Among the strengths of our study was the relatively large sample, in which we studied regional atrophy rates, using a robust method. We used fluid registration, a nonlinear registration algorithm to match two MR examinations of each individual. This fully automated voxel-compression technique has the advantage that changes at a lobar level can be assessed without time-consuming manual measurement of regional volumes. Furthermore, the nonlinear registration matches examinations with shape change as well as volume loss. This means that the structural readjustments, that are an inevitable consequence of neurodegeneration, do not confound assessment of the distribution of loss.

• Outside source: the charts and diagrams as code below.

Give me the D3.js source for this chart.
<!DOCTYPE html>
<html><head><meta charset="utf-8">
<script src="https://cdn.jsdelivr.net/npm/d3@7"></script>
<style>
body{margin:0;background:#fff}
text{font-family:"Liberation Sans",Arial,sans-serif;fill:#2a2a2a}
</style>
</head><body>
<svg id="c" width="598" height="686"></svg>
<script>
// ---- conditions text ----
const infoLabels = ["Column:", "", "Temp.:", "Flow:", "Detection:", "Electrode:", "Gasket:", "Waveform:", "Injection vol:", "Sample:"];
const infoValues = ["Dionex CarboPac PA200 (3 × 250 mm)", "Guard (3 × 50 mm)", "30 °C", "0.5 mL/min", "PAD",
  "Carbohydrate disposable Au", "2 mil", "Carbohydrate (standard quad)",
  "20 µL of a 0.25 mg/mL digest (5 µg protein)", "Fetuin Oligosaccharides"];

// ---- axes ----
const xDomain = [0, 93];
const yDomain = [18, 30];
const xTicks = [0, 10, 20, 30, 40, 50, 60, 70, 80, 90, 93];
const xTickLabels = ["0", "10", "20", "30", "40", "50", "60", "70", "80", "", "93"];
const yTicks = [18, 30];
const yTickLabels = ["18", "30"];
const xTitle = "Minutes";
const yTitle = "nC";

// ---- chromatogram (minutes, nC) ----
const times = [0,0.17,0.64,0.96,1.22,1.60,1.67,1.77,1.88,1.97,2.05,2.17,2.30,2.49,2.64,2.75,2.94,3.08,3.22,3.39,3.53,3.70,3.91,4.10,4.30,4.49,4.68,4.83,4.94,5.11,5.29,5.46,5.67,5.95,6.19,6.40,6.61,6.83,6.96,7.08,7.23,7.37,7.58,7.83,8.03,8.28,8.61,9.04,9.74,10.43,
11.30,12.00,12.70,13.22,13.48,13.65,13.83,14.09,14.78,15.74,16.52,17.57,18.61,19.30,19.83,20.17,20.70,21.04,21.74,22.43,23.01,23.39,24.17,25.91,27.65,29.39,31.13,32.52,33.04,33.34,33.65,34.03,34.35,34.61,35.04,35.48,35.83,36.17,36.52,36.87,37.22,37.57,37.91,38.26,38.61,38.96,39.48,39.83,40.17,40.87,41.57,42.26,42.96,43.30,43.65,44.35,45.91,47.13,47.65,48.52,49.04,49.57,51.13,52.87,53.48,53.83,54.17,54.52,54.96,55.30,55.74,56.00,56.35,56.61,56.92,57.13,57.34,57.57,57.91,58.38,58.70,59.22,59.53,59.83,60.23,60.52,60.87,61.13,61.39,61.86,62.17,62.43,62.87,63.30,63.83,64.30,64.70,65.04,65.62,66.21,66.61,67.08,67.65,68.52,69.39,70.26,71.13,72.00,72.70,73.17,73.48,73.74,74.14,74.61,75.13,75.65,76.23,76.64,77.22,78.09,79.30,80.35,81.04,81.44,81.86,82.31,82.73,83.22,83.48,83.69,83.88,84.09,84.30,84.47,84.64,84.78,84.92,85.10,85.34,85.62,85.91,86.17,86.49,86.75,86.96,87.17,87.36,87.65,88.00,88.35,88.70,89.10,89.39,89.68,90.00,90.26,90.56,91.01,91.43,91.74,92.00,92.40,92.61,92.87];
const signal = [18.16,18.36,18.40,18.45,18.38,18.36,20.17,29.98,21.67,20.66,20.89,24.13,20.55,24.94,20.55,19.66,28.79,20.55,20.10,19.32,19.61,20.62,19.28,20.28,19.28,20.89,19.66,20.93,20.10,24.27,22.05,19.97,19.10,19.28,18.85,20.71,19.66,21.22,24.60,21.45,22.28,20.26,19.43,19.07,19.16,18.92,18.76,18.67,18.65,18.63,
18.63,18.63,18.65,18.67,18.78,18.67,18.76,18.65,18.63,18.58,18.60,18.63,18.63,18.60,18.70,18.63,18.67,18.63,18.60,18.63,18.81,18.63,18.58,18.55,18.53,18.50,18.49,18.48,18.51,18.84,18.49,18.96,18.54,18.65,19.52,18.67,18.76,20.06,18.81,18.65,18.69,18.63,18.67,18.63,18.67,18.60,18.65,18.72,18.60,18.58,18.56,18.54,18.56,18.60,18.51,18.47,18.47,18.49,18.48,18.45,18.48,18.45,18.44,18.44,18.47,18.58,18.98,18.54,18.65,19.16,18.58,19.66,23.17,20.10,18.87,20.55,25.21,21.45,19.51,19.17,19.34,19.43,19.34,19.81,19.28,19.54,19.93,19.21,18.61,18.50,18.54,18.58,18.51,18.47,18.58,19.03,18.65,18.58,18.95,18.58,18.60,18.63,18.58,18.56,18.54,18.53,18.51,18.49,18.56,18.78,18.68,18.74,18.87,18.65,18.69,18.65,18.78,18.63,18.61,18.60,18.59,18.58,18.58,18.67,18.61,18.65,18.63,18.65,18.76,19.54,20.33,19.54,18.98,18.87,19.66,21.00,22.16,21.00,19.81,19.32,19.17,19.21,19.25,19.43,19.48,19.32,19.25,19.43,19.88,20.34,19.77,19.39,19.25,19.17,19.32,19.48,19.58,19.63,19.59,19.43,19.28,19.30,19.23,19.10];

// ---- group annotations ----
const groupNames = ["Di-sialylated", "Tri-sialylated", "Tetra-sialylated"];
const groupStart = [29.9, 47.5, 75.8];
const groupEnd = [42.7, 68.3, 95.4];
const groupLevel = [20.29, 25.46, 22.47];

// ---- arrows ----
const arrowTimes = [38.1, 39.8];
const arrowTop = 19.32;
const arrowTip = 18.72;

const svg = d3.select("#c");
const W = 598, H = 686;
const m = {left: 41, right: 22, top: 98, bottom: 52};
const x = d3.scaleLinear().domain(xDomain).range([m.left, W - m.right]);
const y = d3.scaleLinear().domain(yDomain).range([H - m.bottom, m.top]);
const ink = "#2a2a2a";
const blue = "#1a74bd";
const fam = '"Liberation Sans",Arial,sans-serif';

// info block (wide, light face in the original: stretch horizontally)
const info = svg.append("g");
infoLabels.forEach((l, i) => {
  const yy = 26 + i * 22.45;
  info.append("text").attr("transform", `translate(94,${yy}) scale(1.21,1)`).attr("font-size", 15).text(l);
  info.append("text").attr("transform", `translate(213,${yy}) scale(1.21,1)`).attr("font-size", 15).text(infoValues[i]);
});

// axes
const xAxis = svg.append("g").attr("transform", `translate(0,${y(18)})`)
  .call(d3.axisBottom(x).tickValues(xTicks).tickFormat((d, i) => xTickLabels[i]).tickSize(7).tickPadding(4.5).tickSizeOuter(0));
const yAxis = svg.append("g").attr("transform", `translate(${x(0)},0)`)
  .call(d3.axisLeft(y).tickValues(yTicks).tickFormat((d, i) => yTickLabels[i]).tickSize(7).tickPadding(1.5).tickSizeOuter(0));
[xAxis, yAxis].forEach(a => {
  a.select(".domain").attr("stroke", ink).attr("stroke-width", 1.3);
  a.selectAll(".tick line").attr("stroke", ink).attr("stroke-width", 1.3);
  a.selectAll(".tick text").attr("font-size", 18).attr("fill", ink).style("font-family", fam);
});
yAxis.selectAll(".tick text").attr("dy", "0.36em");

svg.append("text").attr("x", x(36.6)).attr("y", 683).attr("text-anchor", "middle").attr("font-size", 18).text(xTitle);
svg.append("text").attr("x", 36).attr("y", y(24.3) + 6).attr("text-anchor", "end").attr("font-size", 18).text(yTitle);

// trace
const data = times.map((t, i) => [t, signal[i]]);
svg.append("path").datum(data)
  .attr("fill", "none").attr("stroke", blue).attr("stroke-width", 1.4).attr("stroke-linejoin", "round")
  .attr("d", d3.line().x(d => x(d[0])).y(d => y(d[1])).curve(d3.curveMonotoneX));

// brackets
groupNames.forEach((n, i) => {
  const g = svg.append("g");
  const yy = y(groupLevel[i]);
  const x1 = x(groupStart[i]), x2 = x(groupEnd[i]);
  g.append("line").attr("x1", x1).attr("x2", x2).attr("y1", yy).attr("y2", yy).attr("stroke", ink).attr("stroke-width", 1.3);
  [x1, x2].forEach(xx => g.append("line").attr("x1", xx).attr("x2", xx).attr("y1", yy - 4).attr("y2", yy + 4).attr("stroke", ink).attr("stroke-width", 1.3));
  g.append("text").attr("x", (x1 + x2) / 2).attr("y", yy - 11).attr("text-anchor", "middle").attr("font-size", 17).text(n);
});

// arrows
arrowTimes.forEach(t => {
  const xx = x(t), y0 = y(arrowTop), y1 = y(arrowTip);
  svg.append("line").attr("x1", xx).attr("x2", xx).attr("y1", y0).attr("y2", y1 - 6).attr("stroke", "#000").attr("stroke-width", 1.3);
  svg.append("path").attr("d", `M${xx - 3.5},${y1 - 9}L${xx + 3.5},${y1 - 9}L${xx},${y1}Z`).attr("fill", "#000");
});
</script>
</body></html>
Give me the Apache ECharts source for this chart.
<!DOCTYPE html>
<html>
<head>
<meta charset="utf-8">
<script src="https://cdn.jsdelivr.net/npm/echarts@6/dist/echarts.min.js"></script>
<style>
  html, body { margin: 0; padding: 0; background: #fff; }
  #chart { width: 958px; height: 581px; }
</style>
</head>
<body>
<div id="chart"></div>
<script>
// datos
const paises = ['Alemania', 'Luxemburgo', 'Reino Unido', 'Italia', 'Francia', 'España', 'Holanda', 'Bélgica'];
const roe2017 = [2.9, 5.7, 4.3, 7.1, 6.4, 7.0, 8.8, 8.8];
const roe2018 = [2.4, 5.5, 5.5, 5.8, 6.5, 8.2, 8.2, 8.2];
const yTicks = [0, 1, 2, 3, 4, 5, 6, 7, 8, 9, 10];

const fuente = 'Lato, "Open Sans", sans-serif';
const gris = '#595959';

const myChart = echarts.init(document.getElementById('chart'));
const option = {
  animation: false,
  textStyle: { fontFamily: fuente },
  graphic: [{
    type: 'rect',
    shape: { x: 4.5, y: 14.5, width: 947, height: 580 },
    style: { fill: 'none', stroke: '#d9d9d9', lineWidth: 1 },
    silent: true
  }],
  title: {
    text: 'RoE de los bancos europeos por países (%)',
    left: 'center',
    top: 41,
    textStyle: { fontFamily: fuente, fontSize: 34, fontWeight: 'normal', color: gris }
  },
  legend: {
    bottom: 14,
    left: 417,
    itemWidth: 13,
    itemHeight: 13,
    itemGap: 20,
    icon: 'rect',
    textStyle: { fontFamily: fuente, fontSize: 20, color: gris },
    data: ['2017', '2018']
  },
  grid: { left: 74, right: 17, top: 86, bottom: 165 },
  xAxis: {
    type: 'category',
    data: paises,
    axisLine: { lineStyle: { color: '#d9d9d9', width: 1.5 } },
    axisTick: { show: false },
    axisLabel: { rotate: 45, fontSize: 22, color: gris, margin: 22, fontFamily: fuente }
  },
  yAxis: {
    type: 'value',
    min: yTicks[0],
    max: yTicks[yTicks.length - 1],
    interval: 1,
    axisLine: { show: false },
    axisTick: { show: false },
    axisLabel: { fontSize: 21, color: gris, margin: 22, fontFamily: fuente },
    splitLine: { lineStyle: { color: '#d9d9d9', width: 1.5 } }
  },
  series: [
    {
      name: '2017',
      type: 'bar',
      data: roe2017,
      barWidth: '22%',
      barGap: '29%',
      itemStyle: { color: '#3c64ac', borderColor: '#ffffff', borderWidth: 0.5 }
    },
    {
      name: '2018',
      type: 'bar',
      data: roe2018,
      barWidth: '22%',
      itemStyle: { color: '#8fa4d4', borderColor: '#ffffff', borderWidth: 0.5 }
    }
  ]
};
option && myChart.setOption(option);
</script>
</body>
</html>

The results of our study are in agreement with what has been published about the progression of atrophy through the brain in neuropathological studies regarding AD [3, 3740]. Neuropathological studies report that AD pathology spreads through the brain in a relatively predictable fashion [3]. For neurofibrillary tangles the progression can be separated into six stages: stages I and II show alterations in the transentorhinal regions, stages III and IV are known as the limbic stage, while stage V and VI are marked by widespread isocortical involvement. The accumulation of amyloid deposits can be divided into three stages: stage A shows initial deposits in the basal portions of the isocortex, stage B shows amyloid in virtually all isocortical association areas, but the hippocampal formation is only mildly involved, while in stage C end-stage deposits can be observed throughout the isocortex. This study demonstrated that the pattern of atrophy, observed in vivo using serial MRI, more closely resembles the pattern of accumulating neurofibrillary tangles. Furthermore, the early involvement of the medial temporal lobe, as observed in neuropathological studies, has shown to be of clinical importance in the detection of incipient AD in this study.